__Task brief__. Copy all the data exactly, except the pictures.

__Stored data__.
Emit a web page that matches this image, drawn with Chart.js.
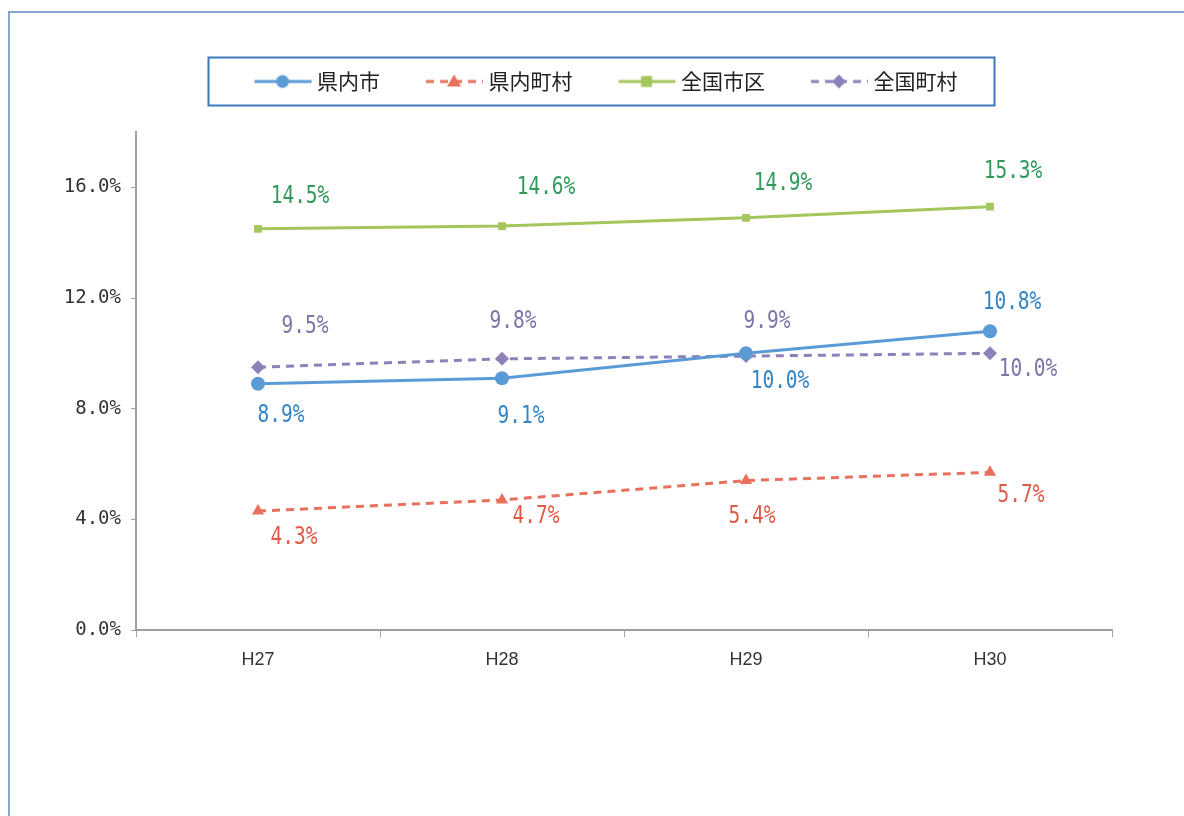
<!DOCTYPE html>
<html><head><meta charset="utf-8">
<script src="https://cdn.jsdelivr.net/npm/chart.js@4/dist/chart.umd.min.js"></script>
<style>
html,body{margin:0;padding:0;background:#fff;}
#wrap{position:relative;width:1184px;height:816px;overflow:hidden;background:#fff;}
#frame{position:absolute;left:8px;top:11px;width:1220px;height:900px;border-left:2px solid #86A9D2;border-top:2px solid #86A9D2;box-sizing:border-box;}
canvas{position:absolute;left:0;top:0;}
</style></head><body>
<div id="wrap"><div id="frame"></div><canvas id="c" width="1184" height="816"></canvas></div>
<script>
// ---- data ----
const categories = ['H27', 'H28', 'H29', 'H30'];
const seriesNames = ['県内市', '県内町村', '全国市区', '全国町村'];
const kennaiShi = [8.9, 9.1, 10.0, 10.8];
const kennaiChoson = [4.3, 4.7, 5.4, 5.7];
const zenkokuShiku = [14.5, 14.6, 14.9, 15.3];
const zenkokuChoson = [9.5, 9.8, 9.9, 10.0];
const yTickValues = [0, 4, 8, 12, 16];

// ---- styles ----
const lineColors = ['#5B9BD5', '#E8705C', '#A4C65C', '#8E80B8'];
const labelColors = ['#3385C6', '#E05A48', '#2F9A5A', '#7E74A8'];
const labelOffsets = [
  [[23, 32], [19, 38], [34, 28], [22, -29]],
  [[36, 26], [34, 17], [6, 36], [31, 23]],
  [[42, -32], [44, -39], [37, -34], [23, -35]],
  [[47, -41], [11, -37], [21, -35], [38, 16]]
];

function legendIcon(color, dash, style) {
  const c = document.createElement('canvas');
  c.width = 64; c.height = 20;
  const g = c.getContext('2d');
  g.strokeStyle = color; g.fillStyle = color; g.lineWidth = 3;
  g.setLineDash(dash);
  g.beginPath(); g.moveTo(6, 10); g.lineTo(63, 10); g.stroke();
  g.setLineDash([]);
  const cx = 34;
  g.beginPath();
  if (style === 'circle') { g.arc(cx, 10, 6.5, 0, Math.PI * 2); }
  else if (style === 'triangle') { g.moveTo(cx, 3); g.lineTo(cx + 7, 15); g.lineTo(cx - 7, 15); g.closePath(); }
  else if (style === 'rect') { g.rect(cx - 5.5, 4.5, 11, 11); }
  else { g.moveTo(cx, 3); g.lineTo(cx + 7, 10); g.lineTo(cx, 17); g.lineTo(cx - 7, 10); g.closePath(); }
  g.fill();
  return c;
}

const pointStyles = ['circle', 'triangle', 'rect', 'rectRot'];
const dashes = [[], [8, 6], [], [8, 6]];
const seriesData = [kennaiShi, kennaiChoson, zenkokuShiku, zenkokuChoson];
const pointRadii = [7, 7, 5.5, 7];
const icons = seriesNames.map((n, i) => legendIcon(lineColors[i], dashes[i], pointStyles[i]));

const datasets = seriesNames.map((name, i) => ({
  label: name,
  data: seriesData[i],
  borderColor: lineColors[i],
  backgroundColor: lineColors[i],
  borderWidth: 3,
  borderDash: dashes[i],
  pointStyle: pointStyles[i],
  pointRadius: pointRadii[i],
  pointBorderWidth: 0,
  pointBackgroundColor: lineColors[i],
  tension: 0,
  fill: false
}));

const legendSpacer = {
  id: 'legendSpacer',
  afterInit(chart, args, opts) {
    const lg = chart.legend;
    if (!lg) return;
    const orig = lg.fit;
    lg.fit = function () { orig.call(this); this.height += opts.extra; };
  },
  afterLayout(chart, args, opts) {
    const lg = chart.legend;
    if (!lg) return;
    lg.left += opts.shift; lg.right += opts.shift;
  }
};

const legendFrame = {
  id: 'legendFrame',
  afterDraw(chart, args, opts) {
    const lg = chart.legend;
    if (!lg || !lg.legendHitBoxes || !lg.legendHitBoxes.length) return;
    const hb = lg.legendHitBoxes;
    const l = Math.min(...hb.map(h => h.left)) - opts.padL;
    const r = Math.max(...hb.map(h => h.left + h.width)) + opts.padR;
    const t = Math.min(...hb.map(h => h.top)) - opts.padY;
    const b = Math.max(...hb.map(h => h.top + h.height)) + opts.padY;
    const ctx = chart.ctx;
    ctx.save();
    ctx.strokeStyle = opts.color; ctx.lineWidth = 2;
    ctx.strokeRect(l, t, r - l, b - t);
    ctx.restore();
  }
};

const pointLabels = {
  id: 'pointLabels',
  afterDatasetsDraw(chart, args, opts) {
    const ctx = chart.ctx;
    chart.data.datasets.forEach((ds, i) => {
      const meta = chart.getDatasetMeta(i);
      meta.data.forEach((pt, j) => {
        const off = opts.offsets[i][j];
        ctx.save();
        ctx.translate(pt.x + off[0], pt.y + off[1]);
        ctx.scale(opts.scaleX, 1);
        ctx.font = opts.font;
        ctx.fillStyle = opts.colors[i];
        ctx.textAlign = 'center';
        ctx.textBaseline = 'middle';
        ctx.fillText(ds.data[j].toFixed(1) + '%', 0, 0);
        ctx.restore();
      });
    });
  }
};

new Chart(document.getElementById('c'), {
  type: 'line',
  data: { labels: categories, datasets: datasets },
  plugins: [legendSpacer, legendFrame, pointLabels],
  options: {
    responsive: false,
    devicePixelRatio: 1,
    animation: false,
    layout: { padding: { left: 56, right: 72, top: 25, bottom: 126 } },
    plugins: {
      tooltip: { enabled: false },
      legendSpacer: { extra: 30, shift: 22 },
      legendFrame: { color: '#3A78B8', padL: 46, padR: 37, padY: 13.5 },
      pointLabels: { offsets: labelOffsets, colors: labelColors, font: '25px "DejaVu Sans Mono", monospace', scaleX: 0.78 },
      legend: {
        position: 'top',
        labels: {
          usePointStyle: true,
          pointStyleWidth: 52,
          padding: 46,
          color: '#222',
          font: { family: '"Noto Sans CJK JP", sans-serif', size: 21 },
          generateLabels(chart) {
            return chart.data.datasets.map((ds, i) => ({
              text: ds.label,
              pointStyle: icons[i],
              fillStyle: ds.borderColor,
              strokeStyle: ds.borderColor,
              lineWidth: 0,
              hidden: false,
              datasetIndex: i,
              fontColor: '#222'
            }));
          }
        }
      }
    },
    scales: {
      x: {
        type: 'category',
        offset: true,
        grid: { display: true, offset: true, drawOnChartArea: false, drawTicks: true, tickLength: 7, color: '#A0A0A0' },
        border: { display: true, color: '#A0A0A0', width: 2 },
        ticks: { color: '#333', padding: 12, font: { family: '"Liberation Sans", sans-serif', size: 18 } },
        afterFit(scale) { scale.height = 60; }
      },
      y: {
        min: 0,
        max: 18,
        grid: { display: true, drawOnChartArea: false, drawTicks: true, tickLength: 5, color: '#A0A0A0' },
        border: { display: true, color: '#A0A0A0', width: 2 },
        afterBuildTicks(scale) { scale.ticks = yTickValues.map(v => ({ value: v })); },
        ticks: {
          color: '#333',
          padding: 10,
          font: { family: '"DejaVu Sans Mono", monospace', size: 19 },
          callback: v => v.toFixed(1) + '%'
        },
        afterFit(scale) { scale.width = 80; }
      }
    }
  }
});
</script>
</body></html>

__Final result__.
Emit a web page that matches this image, drawn with Chart.js.
<!DOCTYPE html>
<html><head><meta charset="utf-8">
<script src="https://cdn.jsdelivr.net/npm/chart.js@4/dist/chart.umd.min.js"></script>
<style>
html,body{margin:0;padding:0;background:#fff;}
#wrap{position:relative;width:1184px;height:816px;overflow:hidden;background:#fff;}
#frame{position:absolute;left:8px;top:11px;width:1220px;height:900px;border-left:2px solid #86A9D2;border-top:2px solid #86A9D2;box-sizing:border-box;}
canvas{position:absolute;left:0;top:0;}
</style></head><body>
<div id="wrap"><div id="frame"></div><canvas id="c" width="1184" height="816"></canvas></div>
<script>
// ---- data ----
const categories = ['H27', 'H28', 'H29', 'H30'];
const seriesNames = ['県内市', '県内町村', '全国市区', '全国町村'];
const kennaiShi = [8.9, 9.1, 10.0, 10.8];
const kennaiChoson = [4.3, 4.7, 5.4, 5.7];
const zenkokuShiku = [14.5, 14.6, 14.9, 15.3];
const zenkokuChoson = [9.5, 9.8, 9.9, 10.0];
const yTickValues = [0, 4, 8, 12, 16];

// ---- styles ----
const lineColors = ['#5B9BD5', '#E8705C', '#A4C65C', '#8E80B8'];
const labelColors = ['#3385C6', '#E05A48', '#2F9A5A', '#7E74A8'];
const labelOffsets = [
  [[23, 32], [19, 38], [34, 28], [22, -29]],
  [[36, 26], [34, 17], [6, 36], [31, 23]],
  [[42, -32], [44, -39], [37, -34], [23, -35]],
  [[47, -41], [11, -37], [21, -35], [38, 16]]
];

function legendIcon(color, dash, style) {
  const c = document.createElement('canvas');
  c.width = 64; c.height = 20;
  const g = c.getContext('2d');
  g.strokeStyle = color; g.fillStyle = color; g.lineWidth = 3;
  g.setLineDash(dash);
  g.beginPath(); g.moveTo(6, 10); g.lineTo(63, 10); g.stroke();
  g.setLineDash([]);
  const cx = 34;
  g.beginPath();
  if (style === 'circle') { g.arc(cx, 10, 6.5, 0, Math.PI * 2); }
  else if (style === 'triangle') { g.moveTo(cx, 3); g.lineTo(cx + 7, 15); g.lineTo(cx - 7, 15); g.closePath(); }
  else if (style === 'rect') { g.rect(cx - 5.5, 4.5, 11, 11); }
  else { g.moveTo(cx, 3); g.lineTo(cx + 7, 10); g.lineTo(cx, 17); g.lineTo(cx - 7, 10); g.closePath(); }
  g.fill();
  return c;
}

const pointStyles = ['circle', 'triangle', 'rect', 'rectRot'];
const dashes = [[], [8, 6], [], [8, 6]];
const seriesData = [kennaiShi, kennaiChoson, zenkokuShiku, zenkokuChoson];
const pointRadii = [7, 7, 5.5, 7];
const icons = seriesNames.map((n, i) => legendIcon(lineColors[i], dashes[i], pointStyles[i]));

const datasets = seriesNames.map((name, i) => ({
  label: name,
  data: seriesData[i],
  borderColor: lineColors[i],
  backgroundColor: lineColors[i],
  borderWidth: 3,
  borderDash: dashes[i],
  pointStyle: pointStyles[i],
  pointRadius: pointRadii[i],
  pointBorderWidth: 0,
  pointBackgroundColor: lineColors[i],
  tension: 0,
  fill: false
}));

const legendSpacer = {
  id: 'legendSpacer',
  afterInit(chart, args, opts) {
    const lg = chart.legend;
    if (!lg) return;
    const orig = lg.fit;
    lg.fit = function () { orig.call(this); this.height += opts.extra; };
  },
  afterLayout(chart, args, opts) {
    const lg = chart.legend;
    if (!lg) return;
    lg.left += opts.shift; lg.right += opts.shift;
  }
};

const legendFrame = {
  id: 'legendFrame',
  afterDraw(chart, args, opts) {
    const lg = chart.legend;
    if (!lg || !lg.legendHitBoxes || !lg.legendHitBoxes.length) return;
    const hb = lg.legendHitBoxes;
    const l = Math.min(...hb.map(h => h.left)) - opts.padL;
    const r = Math.max(...hb.map(h => h.left + h.width)) + opts.padR;
    const t = Math.min(...hb.map(h => h.top)) - opts.padY;
    const b = Math.max(...hb.map(h => h.top + h.height)) + opts.padY;
    const ctx = chart.ctx;
    ctx.save();
    ctx.strokeStyle = opts.color; ctx.lineWidth = 2;
    ctx.strokeRect(l, t, r - l, b - t);
    ctx.restore();
  }
};

const pointLabels = {
  id: 'pointLabels',
  afterDatasetsDraw(chart, args, opts) {
    const ctx = chart.ctx;
    chart.data.datasets.forEach((ds, i) => {
      const meta = chart.getDatasetMeta(i);
      meta.data.forEach((pt, j) => {
        const off = opts.offsets[i][j];
        ctx.save();
        ctx.translate(pt.x + off[0], pt.y + off[1]);
        ctx.scale(opts.scaleX, 1);
        ctx.font = opts.font;
        ctx.fillStyle = opts.colors[i];
        ctx.textAlign = 'center';
        ctx.textBaseline = 'middle';
        ctx.fillText(ds.data[j].toFixed(1) + '%', 0, 0);
        ctx.restore();
      });
    });
  }
};

new Chart(document.getElementById('c'), {
  type: 'line',
  data: { labels: categories, datasets: datasets },
  plugins: [legendSpacer, legendFrame, pointLabels],
  options: {
    responsive: false,
    devicePixelRatio: 1,
    animation: false,
    layout: { padding: { left: 56, right: 72, top: 25, bottom: 126 } },
    plugins: {
      tooltip: { enabled: false },
      legendSpacer: { extra: 30, shift: 22 },
      legendFrame: { color: '#3A78B8', padL: 46, padR: 37, padY: 13.5 },
      pointLabels: { offsets: labelOffsets, colors: labelColors, font: '25px "DejaVu Sans Mono", monospace', scaleX: 0.78 },
      legend: {
        position: 'top',
        labels: {
          usePointStyle: true,
          pointStyleWidth: 52,
          padding: 46,
          color: '#222',
          font: { family: '"Noto Sans CJK JP", sans-serif', size: 21 },
          generateLabels(chart) {
            return chart.data.datasets.map((ds, i) => ({
              text: ds.label,
              pointStyle: icons[i],
              fillStyle: ds.borderColor,
              strokeStyle: ds.borderColor,
              lineWidth: 0,
              hidden: false,
              datasetIndex: i,
              fontColor: '#222'
            }));
          }
        }
      }
    },
    scales: {
      x: {
        type: 'category',
        offset: true,
        grid: { display: true, offset: true, drawOnChartArea: false, drawTicks: true, tickLength: 7, color: '#A0A0A0' },
        border: { display: true, color: '#A0A0A0', width: 2 },
        ticks: { color: '#333', padding: 12, font: { family: '"Liberation Sans", sans-serif', size: 18 } },
        afterFit(scale) { scale.height = 60; }
      },
      y: {
        min: 0,
        max: 18,
        grid: { display: true, drawOnChartArea: false, drawTicks: true, tickLength: 5, color: '#A0A0A0' },
        border: { display: true, color: '#A0A0A0', width: 2 },
        afterBuildTicks(scale) { scale.ticks = yTickValues.map(v => ({ value: v })); },
        ticks: {
          color: '#333',
          padding: 10,
          font: { family: '"DejaVu Sans Mono", monospace', size: 19 },
          callback: v => v.toFixed(1) + '%'
        },
        afterFit(scale) { scale.width = 80; }
      }
    }
  }
});
</script>
</body></html>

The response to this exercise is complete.